Ivan Belozertsev, the governor of Russia’s Penza region and a vocal supporter of President Vladimir Putin, has been detained on corruption charges.
The Investigative Committee said on March 21 that Belozertsev is suspected of accepting a bribe worth of 31 million rubles ($420,000).
A court is expected to rule soon on his pretrial restriction, which is expected to involve placing the governor in a detention center.
A local businessman Boris Shpigel, who heads up the BIOTEK pharmacy group, and several other individuals whose identities were not disclosed, were detained on suspicion of bribing Belozertsev in exchange for getting the inside track on business agreements with the local government.
Belozertsev, a member of the ruling United Russia party, has led the Penza region in the Volga Federal District since 2015.
Media reports said earlier that the bribes were given to Belozertsev in 2020 and included an expensive Mercedes car, a Breguet watch, and cash.

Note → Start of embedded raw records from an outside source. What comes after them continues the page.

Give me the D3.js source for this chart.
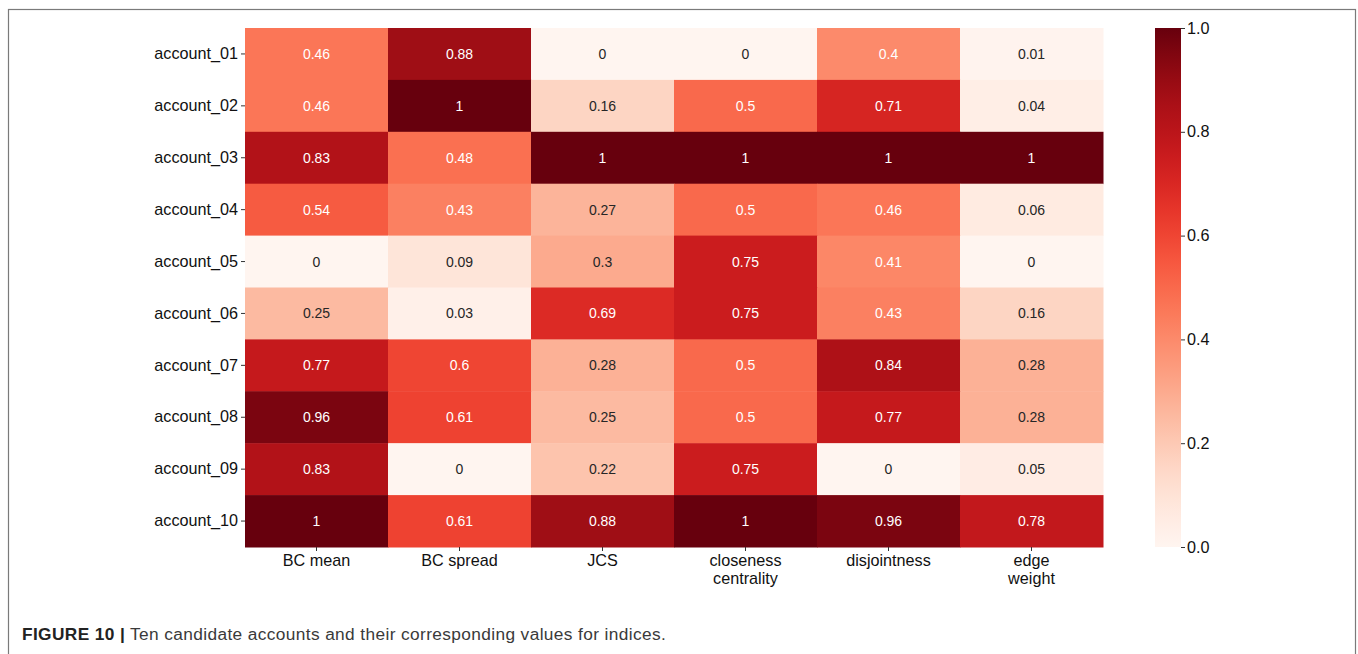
<!DOCTYPE html>
<html>
<head>
<meta charset="utf-8">
<script src="https://cdn.jsdelivr.net/npm/d3@7"></script>
<style>
  html, body { margin: 0; padding: 0; background: #fff; }
  svg { display: block; font-family: "Liberation Sans", Arial, Helvetica, sans-serif; }
</style>
</head>
<body>
<svg id="chart" width="1358" height="654"></svg>
<script>
// Accounts (rows) and indices (columns)
const accounts = ["account_01","account_02","account_03","account_04","account_05",
                  "account_06","account_07","account_08","account_09","account_10"];
const indices = ["BC mean","BC spread","JCS","closeness centrality","disjointness","edge weight"];
const indexLabelLines = [["BC mean"],["BC spread"],["JCS"],["closeness","centrality"],["disjointness"],["edge","weight"]];

// Normalised index values, one array per account
const values = [
  [0.46, 0.88, 0,    0,    0.4,  0.01],
  [0.46, 1,    0.16, 0.5,  0.71, 0.04],
  [0.83, 0.48, 1,    1,    1,    1   ],
  [0.54, 0.43, 0.27, 0.5,  0.46, 0.06],
  [0,    0.09, 0.3,  0.75, 0.41, 0   ],
  [0.25, 0.03, 0.69, 0.75, 0.43, 0.16],
  [0.77, 0.6,  0.28, 0.5,  0.84, 0.28],
  [0.96, 0.61, 0.25, 0.5,  0.77, 0.28],
  [0.83, 0,    0.22, 0.75, 0,    0.05],
  [1,    0.61, 0.88, 1,    0.96, 0.78]
];
const colorbarTicks = [0, 0.2, 0.4, 0.6, 0.8, 1.0];
const captionBold = "FIGURE 10 |";
const captionText = " Ten candidate accounts and their corresponding values for indices.";

const svg = d3.select("#chart");
const labelFont = "Liberation Sans, Arial, sans-serif";
const labelSize = 16.2;

// Figure frame
svg.append("rect")
  .attr("x", 8.5).attr("y", 9.5)
  .attr("width", 1347).attr("height", 700)
  .attr("fill", "none").attr("stroke", "#7a7a7a").attr("stroke-width", 1.2);

const plotL = 245, plotT = 28, plotR = 1103, plotB = 547;

const x = d3.scaleBand().domain(indices).range([plotL, plotR]).padding(0);
const y = d3.scaleBand().domain(accounts).range([plotT, plotB]).padding(0);
const color = d3.scaleSequential(d3.interpolateReds).domain([0, 1]);

function luminance(c) {
  const rgb = d3.rgb(c);
  const ch = [rgb.r, rgb.g, rgb.b].map(v => {
    v /= 255;
    return v <= 0.03928 ? v / 12.92 : Math.pow((v + 0.055) / 1.055, 2.4);
  });
  return 0.2126 * ch[0] + 0.7152 * ch[1] + 0.0722 * ch[2];
}

const cells = [];
values.forEach((row, i) => row.forEach((v, j) => cells.push({ acc: accounts[i], idx: indices[j], v })));

const g = svg.append("g");
g.selectAll("rect.cell").data(cells).enter().append("rect")
  .attr("class", "cell")
  .attr("x", d => x(d.idx)).attr("y", d => y(d.acc))
  .attr("width", x.bandwidth() + 0.5).attr("height", y.bandwidth() + 0.5)
  .attr("fill", d => color(d.v));

g.selectAll("text.ann").data(cells).enter().append("text")
  .attr("class", "ann")
  .attr("x", d => x(d.idx) + x.bandwidth() / 2)
  .attr("y", d => y(d.acc) + y.bandwidth() / 2)
  .attr("text-anchor", "middle").attr("dominant-baseline", "central")
  .attr("font-size", 14)
  .attr("fill", d => luminance(color(d.v)) > 0.408 ? "#262626" : "#ffffff")
  .text(d => String(d.v));

// Y axis (account names)
const yAxis = d3.axisLeft(y).tickSize(4).tickPadding(3);
const yg = svg.append("g").attr("transform", `translate(${plotL},0)`).call(yAxis);
yg.select(".domain").remove();
yg.selectAll("line").attr("stroke", "#333");
yg.selectAll("text").attr("font-size", labelSize).attr("fill", "#111")
  .attr("font-family", labelFont);

// X axis (index names, wrapped on two lines)
const xAxis = d3.axisBottom(x).tickSize(4).tickPadding(3).tickFormat("");
const xg = svg.append("g").attr("transform", `translate(0,${plotB})`).call(xAxis);
xg.select(".domain").remove();
xg.selectAll("line").attr("stroke", "#333");
xg.selectAll(".tick").each(function(d, i) {
  const t = d3.select(this).append("text")
    .attr("text-anchor", "middle").attr("y", 19)
    .attr("font-size", labelSize).attr("fill", "#111")
    .attr("font-family", labelFont);
  indexLabelLines[i].forEach((line, k) => {
    t.append("tspan").attr("x", 0).attr("dy", k === 0 ? 0 : 17.5).text(line);
  });
});

// Colour bar
const cbX = 1155, cbW = 26;
const cbScale = d3.scaleLinear().domain([0, 1]).range([plotB, plotT]);
const defs = svg.append("defs");
const grad = defs.append("linearGradient").attr("id", "cbgrad")
  .attr("x1", 0).attr("y1", 1).attr("x2", 0).attr("y2", 0);
d3.range(0, 1.0001, 0.05).forEach(t => {
  grad.append("stop").attr("offset", t).attr("stop-color", color(t));
});
svg.append("rect").attr("x", cbX).attr("y", plotT)
  .attr("width", cbW).attr("height", plotB - plotT)
  .attr("fill", "url(#cbgrad)");
const cbAxis = d3.axisRight(cbScale).tickValues(colorbarTicks).tickFormat(d3.format(".1f")).tickSize(4).tickPadding(2);
const cg = svg.append("g").attr("transform", `translate(${cbX + cbW},0)`).call(cbAxis);
cg.select(".domain").remove();
cg.selectAll("line").attr("stroke", "#333");
cg.selectAll("text").attr("font-size", labelSize).attr("fill", "#111")
  .attr("font-family", labelFont);

// Caption
const cap = svg.append("text").attr("x", 22).attr("y", 639.5)
  .attr("font-size", 17.3).attr("fill", "#222").attr("letter-spacing", 0.38)
  .attr("font-family", labelFont);
cap.append("tspan").attr("font-weight", "bold").text(captionBold);
cap.append("tspan").attr("fill", "#3a3a3a").text(captionText);
</script>
</body>
</html>
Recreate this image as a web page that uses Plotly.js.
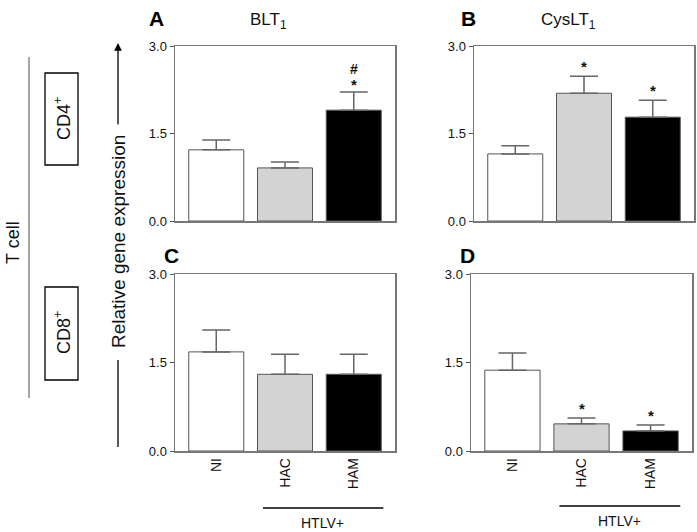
<!DOCTYPE html>
<html>
<head>
<meta charset="utf-8">
<script src="https://cdn.plot.ly/plotly-3.0.1.min.js"></script>
<style>html,body{margin:0;padding:0;background:#fff;}#chart{width:697px;height:532px;}</style>
</head>
<body>
<div id="chart"></div>
<script>
// ---- data ----
const categories = ['NI', 'HAC', 'HAM'];
const barColors = ['#ffffff', '#d3d3d3', '#000000'];
const cd4BLT1 = [1.22, 0.91, 1.90];
const cd4BLT1Err = [0.17, 0.10, 0.31];
const cd4CysLT1 = [1.15, 2.19, 1.78];
const cd4CysLT1Err = [0.14, 0.29, 0.29];
const cd8BLT1 = [1.68, 1.30, 1.30];
const cd8BLT1Err = [0.37, 0.34, 0.34];
const cd8CysLT1 = [1.37, 0.46, 0.34];
const cd8CysLT1Err = [0.29, 0.10, 0.10];
const cd4BLT1Marks = ['', '', '*'];
const cd4BLT1Marks2 = ['', '', '#'];
const cd4CysLT1Marks = ['', '*', '*'];
const cd8BLT1Marks = ['', '', ''];
const cd8CysLT1Marks = ['', '*', '*'];
const yTickVals = [0, 1.5, 3];
const yTickText = ['0.0', '1.5', '3.0'];
const panelLetters = ['A', 'B', 'C', 'D'];
const panelTitles = ['BLT<sub>1</sub>', 'CysLT<sub>1</sub>'];

const W = 697, H = 532;
const px = v => v / W;
const py = v => 1 - v / H;
const FONT = 'Liberation Sans, Arial, sans-serif';

function barTrace(vals, errs, xa, ya) {
  return {
    type: 'bar', x: categories, y: vals, xaxis: xa, yaxis: ya,
    width: 0.8,
    marker: {color: barColors, line: {color: '#555', width: 1}},
    error_y: {type: 'data', array: errs, arrayminus: errs.map(() => 0), symmetric: false,
      color: '#666', thickness: 1.5, width: 14},
    showlegend: false, hoverinfo: 'skip'
  };
}

const data = [
  barTrace(cd4BLT1, cd4BLT1Err, 'x', 'y'),
  barTrace(cd4CysLT1, cd4CysLT1Err, 'x2', 'y2'),
  barTrace(cd8BLT1, cd8BLT1Err, 'x3', 'y3'),
  barTrace(cd8CysLT1, cd8CysLT1Err, 'x4', 'y4')
];

function xAxis(dom, anchor, showLabels) {
  return {
    domain: dom, anchor: anchor, range: [-0.6, 2.6], type: 'category',
    showline: true, mirror: true, linecolor: '#777', linewidth: 1.5,
    ticks: '', showgrid: false, zeroline: false,
    showticklabels: showLabels, tickangle: -90,
    tickfont: {family: FONT, size: 14, color: '#111'}, fixedrange: true
  };
}
function yAxis(dom, anchor) {
  return {
    domain: dom, anchor: anchor, range: [0, 3],
    tickvals: yTickVals, ticktext: yTickText,
    showline: true, mirror: true, linecolor: '#777', linewidth: 1.5,
    ticks: 'outside', ticklen: 4, tickcolor: '#555', tickwidth: 1,
    showgrid: false, zeroline: false,
    tickfont: {family: FONT, size: 13, color: '#111'}, fixedrange: true
  };
}

const topDom = [py(221), py(46)];
const botDom = [py(451), py(274)];
const leftDom = [px(175), px(395)];
const rightTopDom = [px(474), px(694)];
const rightBotDom = [px(471), px(692)];

const annotations = [];
function marks(list, vals, errs, xa, ya, shift, size) {
  list.forEach((m, i) => {
    if (!m) return;
    annotations.push({x: categories[i], y: vals[i] + errs[i], xref: xa, yref: ya,
      text: '<b>' + m + '</b>', showarrow: false, xanchor: 'center', yanchor: 'bottom', yshift: shift,
      font: {family: FONT, size: size || 15, color: '#111'}});
  });
}
marks(cd4BLT1Marks, cd4BLT1, cd4BLT1Err, 'x', 'y', -3);
marks(cd4BLT1Marks2, cd4BLT1, cd4BLT1Err, 'x', 'y', 13, 14);
marks(cd4CysLT1Marks, cd4CysLT1, cd4CysLT1Err, 'x2', 'y2', -1);
marks(cd8BLT1Marks, cd8BLT1, cd8BLT1Err, 'x3', 'y3', -1);
marks(cd8CysLT1Marks, cd8CysLT1, cd8CysLT1Err, 'x4', 'y4', -1);

function txt(x, y, text, size, angle, extra) {
  return Object.assign({x: px(x), y: py(y), xref: 'paper', yref: 'paper', text: text,
    showarrow: false, xanchor: 'center', yanchor: 'middle', textangle: angle || 0,
    font: {family: FONT, size: size, color: '#111'}}, extra || {});
}

// panel letters & titles
const letterPos = [[156, 18], [468, 18], [171, 255], [467, 255]];
panelLetters.forEach((l, i) => {
  annotations.push(txt(letterPos[i][0], letterPos[i][1], '<b>' + l + '</b>', 21, 0,
    {font: {family: FONT, size: 21, color: '#000'}}));
});
annotations.push(txt(268, 21, panelTitles[0], 17));
annotations.push(txt(568, 21, panelTitles[1], 17));

// left-side labels
annotations.push(txt(13, 243, 'T cell', 18, -90));
annotations.push(txt(62, 119, 'CD4<sup>+</sup>', 18, -90));
annotations.push(txt(62, 333, 'CD8<sup>+</sup>', 18, -90));
annotations.push(txt(118, 242, 'Relative gene expression', 19, -90));
// arrow
annotations.push({x: px(118), y: py(43), xref: 'paper', yref: 'paper', ax: 0, ay: 83, axref: 'pixel', ayref: 'pixel',
  text: '', showarrow: true, arrowhead: 2, arrowsize: 1.2, arrowwidth: 1.3, arrowcolor: '#000'});
// HTLV+ labels
annotations.push({x: 1.55, y: py(523), xref: 'x3', yref: 'paper', text: 'HTLV+', showarrow: false,
  xanchor: 'center', yanchor: 'middle', font: {family: FONT, size: 14, color: '#111'}});
annotations.push({x: 1.55, y: py(521), xref: 'x4', yref: 'paper', text: 'HTLV+', showarrow: false,
  xanchor: 'center', yanchor: 'middle', font: {family: FONT, size: 14, color: '#111'}});

const shapes = [
  {type: 'line', xref: 'paper', yref: 'paper', x0: px(29), x1: px(29), y0: py(57), y1: py(398),
    line: {color: '#888', width: 1.5}},
  {type: 'rect', xref: 'paper', yref: 'paper', x0: px(45), x1: px(78), y0: py(73), y1: py(165),
    line: {color: '#000', width: 1.3}},
  {type: 'rect', xref: 'paper', yref: 'paper', x0: px(45), x1: px(78), y0: py(287), y1: py(380),
    line: {color: '#000', width: 1.3}},
  {type: 'line', xref: 'paper', yref: 'paper', x0: px(118), x1: px(118), y0: py(360), y1: py(447),
    line: {color: '#000', width: 1.3}},
  {type: 'line', xref: 'x3', yref: 'paper', x0: 0.68, x1: 2.43, y0: py(508), y1: py(508),
    line: {color: '#000', width: 1.3}},
  {type: 'line', xref: 'x4', yref: 'paper', x0: 0.68, x1: 2.43, y0: py(506), y1: py(506),
    line: {color: '#000', width: 1.3}}
];

const layout = {
  width: W, height: H, margin: {l: 0, r: 0, t: 0, b: 0},
  paper_bgcolor: '#fff', plot_bgcolor: '#fff',
  font: {family: FONT},
  xaxis: xAxis(leftDom, 'y', false),
  yaxis: yAxis(topDom, 'x'),
  xaxis2: xAxis(rightTopDom, 'y2', false),
  yaxis2: yAxis(topDom, 'x2'),
  xaxis3: xAxis(leftDom, 'y3', true),
  yaxis3: yAxis(botDom, 'x3'),
  xaxis4: xAxis(rightBotDom, 'y4', true),
  yaxis4: yAxis(botDom, 'x4'),
  annotations: annotations, shapes: shapes, bargap: 0.2
};

Plotly.newPlot('chart', data, layout, {staticPlot: true, displayModeBar: false});
</script>
</body>
</html>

On March 22, Russian news agencies quoted sources close to the investigation as saying that Belozertsev, Shpigel, and other people detained in the case had pleaded not guilty.
In recent years, several regional governors in Russia have been convicted on corruption charges.
The most high-profile case was the arrest of the governor of the Far Eastern Khabarovsk Krai region, Sergei Furgal, in July last year that sparked ongoing protests in the region.
Furgal was charged with being involved in several murders that took place more than 10 years ago. He and his supporters reject the charges, calling the case politically motivated. He was dismissed from the post after his arrest.
Furgal, of the nationalist Liberal Democratic Party of Russia, was elected in 2018 in a runoff that he won handily against the region’s longtime incumbent of the ruling United Russia party.